Il y a 100 ans ....

Le bolchevisme à l’épreuve de Brest-Litovsk

Le 7 janvier 1918, Léon Trotski (au centre, de profil), le nouveau chef de la délégation bolchevique chargée de négocier une paix séparée avec l’Allemagne, débarque en gare de Brest-Litovsk, accompagné de son prédécesseur à ce poste, Adolf Joffé (à gauche, avec le chapeau melon), et de Lev Kamenev (serrant la main). Ils sont accueillis par des officiers du Grand quartier général allemand sur le front de l’Est, qui s’est établi dans cette petite ville de Biélorussie occupée depuis 1915. Derrière la cordialité de façade, les enjeux sont immenses. Tout oppose la toute jeune Russie bolchevique et l’Empire allemand de Guillaume II.

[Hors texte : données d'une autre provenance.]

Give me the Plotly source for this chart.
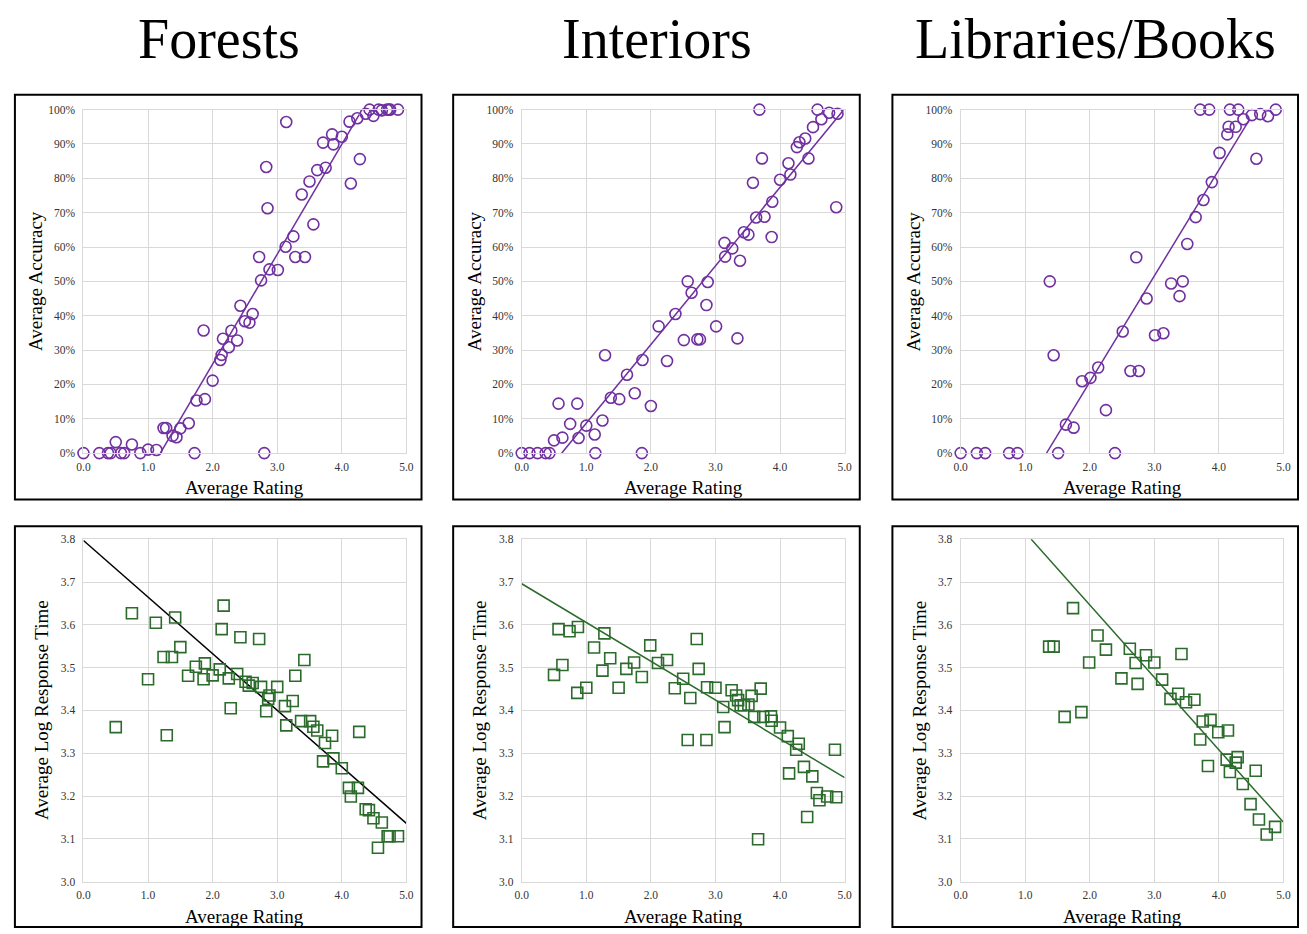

Mais leur survie est en jeu. Au lendemain de la révolution d’octobre 1917, les bolcheviks se sont lancés dans un « forcing » pacifiste qui se heurte au jusqu’au-boutisme assumé de tous les belligérants. La paix séparée avec les puissances centrales est donc la seule solution. Un armistice est conclu, les négociations s’ouvrent le 3 décembre. Les bolcheviks, cependant, sont divisés. Pour l’heure, la stratégie de Trotski s’impose. Il plaide pour le retrait unilatéral du conflit dans l’attente de la révolution prolétarienne imminente dans l’Europe en guerre. Lénine combat ardemment cette position, mais il est encore minoritaire. Appuyé par Kamenev, il veut accepter les exigences allemandes pour sauver à tout prix la révolution.

Les Allemands vont les départager. Le « ni paix ni guerre » de Trotski désarçonne les négociateurs des Puissances centrales, des aristocrates et des généraux rompus aux usages de la « diplomatie secrète » condamnée par les bolcheviks. Dirigée par le secrétaire d’Etat aux affaires étrangères, Richard von Kühlmann, la délégation allemande est sous l’autorité de fait du général Hoffmann, porte-parole du duumvirat Hindenburg-Ludendorff. La fin de la guerre à l’est, le grand roque pour ramener sur le front français les troupes aguerries et nombreuses qui feront la différence : voilà son objectif. Les circonvolutions idéologiques des bolcheviks, qui cherchent à gagner du temps, ne l’impressionnent pas.

Les pourparlers sont rompus le 10 février. Le 18, l’armée allemande reprend l’offensive. Elle progresse rapidement, Saint-Pétersbourg, russifiée en Petrograd en 1914, est menacée, et la stratégie de Trotski désavouée in extremis. Le 3 mars 1918, la paix de Brest-Litovsk est signée. Les clauses du traité, encore aggravées, sont d’une dureté extrême. De la Finlande au Caucase, l’ancien empire russe est amputé, rétréci. Mais la révolution vit, et Lénine l’a emporté. Le bolchevisme a survécu à sa première grande épreuve.